Encapsulated Thermoelectric Modules and Compliant Pads for Advanced Thermoelectric Systems

Abstract

The described encapsulated thermoelectric (TE) module consists of a vacuum-tight stainless-steel container with dimensions of 55 mm × 50 mm × 11 mm in which a SiGe or BiTe TE module is placed. This construction enables maximum performance and durability because: (1) the thermal expansion mismatch between the hot and cold sides of the container can be accommodated by a sliding sheet that is present in the container; (2) the TE module inside is always kept in a vacuum environment so that oxidation cannot occur; and (3) the difference in pressure between the inside and outside of the container reduces the thermal contact resistance inside the container.
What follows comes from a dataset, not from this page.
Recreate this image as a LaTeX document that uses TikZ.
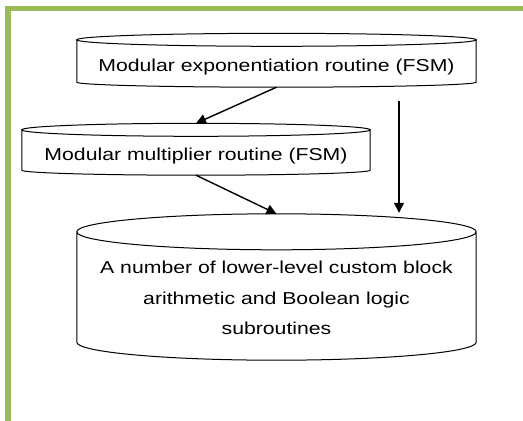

The design also includes a compliant pad made of porous material that is infiltrated with braze filler material. If heated to a temperature above the melting temperature of the braze filler, the thermal gap conductance of the interface is enhanced due to the strong affinity of the braze filler to an adjacent member. It is possible for this interface to slide as long as the braze filler is in the liquid state. This design strategy provides high-flux, direct conduction paths to the heat source and heat sink as well as a large temperature gradient across the TE module itself (1.7 times that in the case of the conventional design strategy); therefore, the module can provide a power output that is three times greater than that of a conventional module.